Cuban society has no rights; this no one can deny, no
matter his or her perspective. The police-like attitude
with anyone who is black is aggressive and violent,
particularly when the black person displays and even
wears things that identify him or her with Africanness,
and not with the imposed, European norms. To break
with the image blacks are supposed to project, means
having even less space in society and being even more
likely to suffer rejection from all sectors. The Western
mentality so broadly dominates our society’s spectrum that it is impossible to conceive of a black person
as a whole human being; with those attributes, which
fly in the face of the norms and styles to which we
were subjected for centuries, his or her presence is not
acceptable.
It will never be possible to forget the way the rights of
others were violated during the latter decades of the
twentieth century—starting with the sixties, and the
hippies, “freakies,” religious fanatics or homosexuals—all against the taboo regarding the Revolutionary
way of seeing the social behavior of individuals.
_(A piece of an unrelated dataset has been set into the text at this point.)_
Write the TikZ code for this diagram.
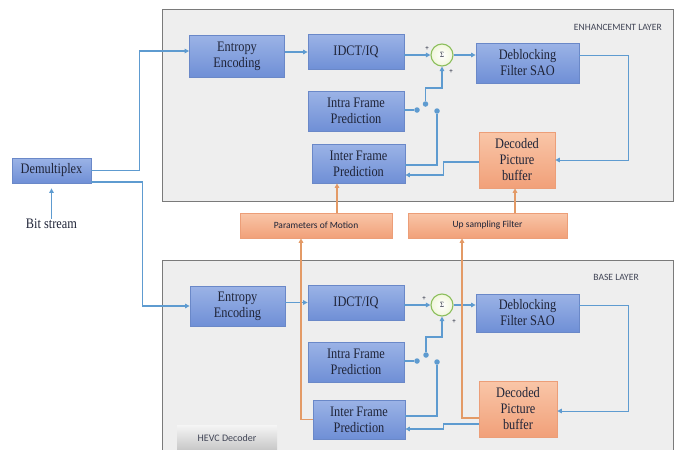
\documentclass[tikz,border=0pt]{standalone}
\usepackage{fontspec}
\setmainfont{Liberation Serif}
\newfontfamily\boxfont[FakeStretch=0.85]{Liberation Serif}
\newfontfamily\labelfont{Carlito}
\usetikzlibrary{arrows.meta,calc}

\definecolor{boxtop}{HTML}{9BB3E6}
\definecolor{boxbot}{HTML}{6F8FD6}
\definecolor{boxedge}{HTML}{6A88C8}
\definecolor{boxtext}{HTML}{1F2438}
\definecolor{otop}{HTML}{F9C6A8}
\definecolor{obot}{HTML}{F1A079}
\definecolor{oedge}{HTML}{EC9E78}
\definecolor{framefill}{HTML}{EEEEEE}
\definecolor{framedge}{HTML}{7A7A7A}
\definecolor{linkblue}{HTML}{5E9BD0}
\definecolor{linkorange}{HTML}{E39A66}
\definecolor{sumgreen}{HTML}{8CBF5C}
\definecolor{sumfill}{HTML}{F1F6DC}

\tikzset{
  blk/.style={draw=boxedge, line width=0.8pt, top color=boxtop, bottom color=boxbot,
    inner sep=0pt, align=center, text=boxtext, font=\boxfont\fontsize{14.5}{16}\selectfont},
  obox/.style={draw=oedge, line width=0.6pt, top color=otop, bottom color=obot,
    inner sep=0pt, align=center, text=boxtext},
  layerframe/.style={draw=framedge, fill=framefill, line width=1pt},
  sumnode/.style={circle, draw=sumgreen, line width=1.1pt, inner color=white,
    outer color=sumfill, minimum size=22pt, inner sep=0pt,
    font=\boxfont\fontsize{8}{8}\selectfont, text=boxtext},
  tip/.style={-{Triangle[length=4.5pt,width=4.5pt]}},
  conn/.style={draw=linkblue, line width=1.4pt, tip},
  lightconn/.style={draw=linkblue, line width=1pt, tip},
  wire/.style={draw=linkblue, line width=1.4pt},
  oconn/.style={draw=linkorange, line width=1.2pt, tip},
  dot/.style={circle, fill=linkblue, minimum size=5.5pt, inner sep=0pt},
  sign/.style={font=\labelfont\fontsize{7}{7}\selectfont, text=boxtext, inner sep=0pt},
  layername/.style={font=\labelfont\fontsize{9.6}{10}\selectfont, text=boxtext!85, inner sep=0pt},
  smalltag/.style={font=\labelfont\fontsize{9.5}{10}\selectfont},
}

\begin{document}
\begin{tikzpicture}[x=1pt, y=-1pt]
\path[use as bounding box] (0,0) rectangle (678,450);

% layer frames
\draw[layerframe] (162,9) rectangle (673,201);
\draw[layerframe] (162,260) rectangle (673,456);
\node[layername, anchor=east] (enhname) at (662,27) {ENHANCEMENT LAYER};
\node[layername, anchor=east] (basename) at (639,277) {BASE LAYER};
\node[draw=none, top color=gray!8, bottom color=gray!45, minimum width=100pt,
  minimum height=26pt, inner sep=0pt, font=\labelfont\fontsize{10}{10}\selectfont,
  text=boxtext!85] (hevc) at (227,438) {HEVC Decoder};

% input side
\node[blk, minimum width=79pt, minimum height=25pt] (Demux) at (51.5,170.5) {Demultiplex};
\node[inner sep=0pt, font=\boxfont\fontsize{14.5}{16}\selectfont, text=boxtext] (bits) at (51.5,224) {Bit stream};

% inter-layer boxes
\node[obox, smalltag, minimum width=152pt, minimum height=25pt] (Params) at (316,225.5) {Parameters of Motion};
\node[obox, smalltag, minimum width=159pt, minimum height=25pt] (UpS) at (487.5,225.5) {Up sampling Filter};

% enhancement layer blocks
\node[blk, minimum width=95pt, minimum height=42pt] (EE1) at (237,56) {Entropy\\Encoding};
\node[blk, minimum width=96pt, minimum height=35pt] (IDCT1) at (356,52) {IDCT/IQ};
\node[sumnode] (Sum1) at (442,55) {Σ};
\node[blk, minimum width=103pt, minimum height=40pt] (DB1) at (527.5,63) {Deblocking\\Filter SAO};
\node[blk, minimum width=96pt, minimum height=40pt] (Intra1) at (356,111) {Intra Frame\\Prediction};
\node[blk, minimum width=93pt, minimum height=39pt] (Inter1) at (358.5,163.5) {Inter Frame\\Prediction};
\node[obox, minimum width=76pt, minimum height=56pt, font=\boxfont\fontsize{14.5}{16}\selectfont]
  (DPB1) at (517,160) {Decoded\\Picture\\buffer};
\node[dot] (d1) at (417,110) {};
\node[dot] (p1) at (425.5,104) {};
\node[dot] (s1) at (437,111) {};
\node[sign] (plusA1) at (427,49) {+};
\node[sign] (plusB1) at (451,72) {+};

% base layer blocks
\node[blk, minimum width=95pt, minimum height=40pt] (EE2) at (237.5,306) {Entropy\\Encoding};
\node[blk, minimum width=96pt, minimum height=35pt] (IDCT2) at (356,302.5) {IDCT/IQ};
\node[sumnode] (Sum2) at (442,305) {Σ};
\node[blk, minimum width=103pt, minimum height=38pt] (DB2) at (527.5,313) {Deblocking\\Filter SAO};
\node[blk, minimum width=96pt, minimum height=40pt] (Intra2) at (356,362) {Intra Frame\\Prediction};
\node[blk, minimum width=92pt, minimum height=39pt] (Inter2) at (359,419.5) {Inter Frame\\Prediction};
\node[obox, minimum width=78pt, minimum height=56pt, font=\boxfont\fontsize{14.5}{16}\selectfont]
  (DPB2) at (518,409) {Decoded\\Picture\\buffer};
\node[dot] (d2) at (417,361) {};
\node[dot] (p2) at (426,355) {};
\node[dot] (s2) at (437,362) {};
\node[sign] (plusA2) at (424,299) {+};
\node[sign] (plusB2) at (454,322) {+};

% demultiplexer outputs
\draw[conn] (bits.north) -- ([yshift=-5pt]Demux.south);
\draw[conn] (Demux.east) -- ++(48,0) |- ([yshift=5pt]EE1.west);
\draw[conn] ([yshift=1.5pt]Demux.south east) -- ++(51,0) |- (EE2.west);

% enhancement layer data path
\draw[conn] (EE1.east |- IDCT1.west) -- (IDCT1.west);
\draw[conn] (IDCT1.east |- Sum1.west) -- (Sum1.west);
\draw[conn] (Sum1.east) -- (Sum1.east -| DB1.west);
\draw[lightconn] (DB1.east |- Sum1.east) -- ++(49,0) |- (DPB1.east);
\draw[conn] ([yshift=-2pt]DPB1.west) -- ++(-35,0) |- ([yshift=-11.5pt]Inter1.east);
\draw[wire] (Intra1.east |- d1) -- (d1);
\draw[conn] (p1) -- ++(0,-16) -| (Sum1.south);
\draw[wire] ([yshift=-1.5pt]Inter1.east) -| (s1);

% base layer data path
\draw[conn] (EE2.east |- IDCT2.west) -- (IDCT2.west);
\draw[conn] (IDCT2.east |- Sum2.west) -- (Sum2.west);
\draw[conn] (Sum2.east) -- (Sum2.east -| DB2.west);
\draw[lightconn] (DB2.east |- Sum2.east) -- ++(49,0) |- ([yshift=-2pt]DPB2.east);
\draw[conn] ([yshift=-15pt]DPB2.west) -- ++(-35,0) |- ([yshift=-9.5pt]Inter2.east);
\draw[wire] (Intra2.east |- d2) -- (d2);
\draw[conn] (p2) -- ++(0,-18) -| (Sum2.south);
\draw[wire] ([yshift=3.5pt]Inter2.east) -| (s2);

% inter-layer links
\draw[oconn] (Inter2.west) -| ([xshift=-15pt]Params.south);
\draw[oconn] ([xshift=21pt]Params.north) -- ([xshift=21pt]Params.north |- Inter1.south);
\draw[oconn] ([yshift=-9pt]DPB2.west) -| ([xshift=-25.5pt]UpS.south);
\draw[oconn] ([xshift=-2pt]DPB1.south |- UpS.north) -- ([xshift=-2pt]DPB1.south);
\end{tikzpicture}
\end{document}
Many
ended up in prisons solely for using the symbol for
peace, love and freedom, the name of God, or clothing
from the norm, and this is not even considering those
who lost their lives trying to defend their sacred freedom. The Rastafarians in Cuba endure constant police
harassment and are frequently considered anti-social.
They are disdained and demonized for their culture
and spirituality. Those who want to incriminate them,
hunt them; they are often denied the possibility of decent work.